It is important to know that President Eisgruber, who under the university’s rules enjoys the same free speech rights that Katz and everyone else at Princeton possesses, holds fast to his judgment that Katz was wrong and irresponsible to use the rhetoric (“terrorist organization” that “made life miserable for . . . many”) he had used. Katz continues to disagree with that judgment, citing the targeting and smearing of others, including other students, by members of the group, and contending that his own rhetoric, in context, plainly did not accuse anyone of violence.
What should these two academics do about their disagreement? What they should do is what the two of them are in fact doing. They should respect and honor each other’s right to speak his mind. They should state their positions and give their reasons. Each should engage the reasons and arguments presented by the other. They should lay the evidence supporting their positions before any and all who wish to follow the debate, and let those who are following it decide where the truth lies, who has the superior view.
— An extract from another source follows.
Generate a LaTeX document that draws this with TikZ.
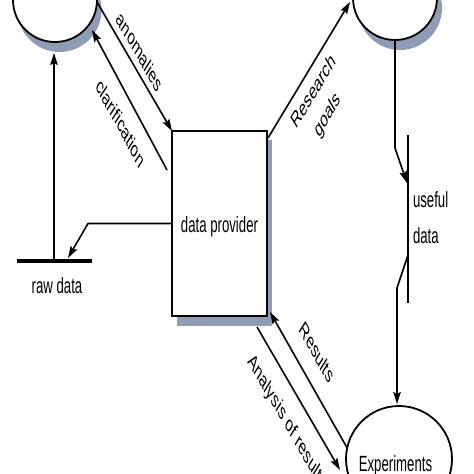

So Princeton, by declining to investigate and punish speech that the university’s president himself regards as offensive and even irresponsible, passed the test. The university has honored—and thereby reaffirmed—its commitment to free speech and robust discussion. We will debate the issue dividing Professor Katz and President Eisgruber and let people decide for themselves what they think. Some will conclude that Katz’s rhetoric, though certainly strong, was justified; others will judge Eisgruber’s strong condemnation of Katz’s language warranted. Because we at Princeton are free to say what we believe, and cannot be punished for saying the “wrong” thing (or saying the “right” thing in the “wrong” way, or refusing to say things we don’t believe), the business of truth-seeking—in campus discussions, scholarship, and teaching—can go forward in the only way it can truly go forward: in freedom.